A manipulação ocorreu tanto para baixo como para cima, com o que
havia grupos que podiam perder em um momento e ganhar em outro: os
bancos ficavam sempre em melhor situação. Ou seja, se a taxa libor baixa
isso tem um impacto na taxa que os consumidores pagam por seus
empréstimos: os consumidores se beneficiam. Mas, ao mesmo tempo, os
investidores, os fundos de pensão, recebem menos juro por seus
empréstimos. Um dos dramas é que atores muito importantes do mercado
financeiro acreditavam que a taxa Libor era parte de um cálculo honesto e
transparente da taxa de juros.
Lembremos também que o escândalo está centrado, no momento, no
Barclays porque ele foi o primeiro a ser multado pelas autoridades
regulatórias dos Estados Unidos e do Reino Unido, mas há quase 20 outros
bancos envolvidos. É óbvio que o escândalo crescerá. Nas próximas
semanas começaremos a entender a verdadeira dimensão desse escândalo. Em
última instância, o que está em jogo é a estrutura do sistema bancário e
do sistema regulador.
Tudo isso está ocorrendo paralelamente à crise da eurozona,
na qual a vulnerabilidade do sistema bancário é muito clara. Pode haver
um contágio deste escândalo que piore a situação dos bancos europeus?
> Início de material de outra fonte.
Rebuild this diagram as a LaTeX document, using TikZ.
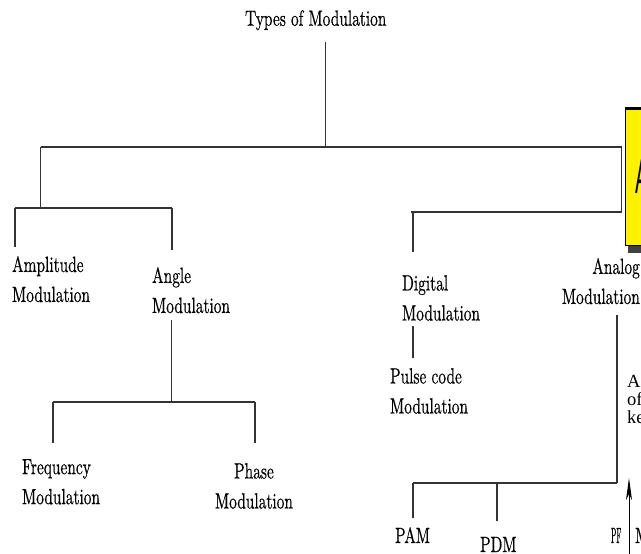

Pode haver uma repetição de 2008?
A crise europeia implicou uma contínua injeção de recursos para
alavancar os bancos. Isso teve um forte impacto político nos países
resgatados. Ao mesmo tempo, as intervenções do Banco Central Europeu
(BCE) para alavancar os bancos resultaram na absorção de dívidas
incobráveis dessas entidades.
Em algum momento, o próprio BCE terá que
dar conta dessas dívidas. O sistema é muito frágil. Seria uma estupidez
descartar uma repetição do que ocorreu em 2008. Isso pode ocorrer de
várias maneiras. A mais óbvia é a derrocada da eurozona. Um grande
mistério é qual a situação real dos bancos britânicos face à essa
situação. Sabemos que estão bastante expostos a Espanha, por exemplo.
Não sabemos, porém, que impacto todo esse escândalo da taxa libor terá
sobre o sistema financeiro britânico.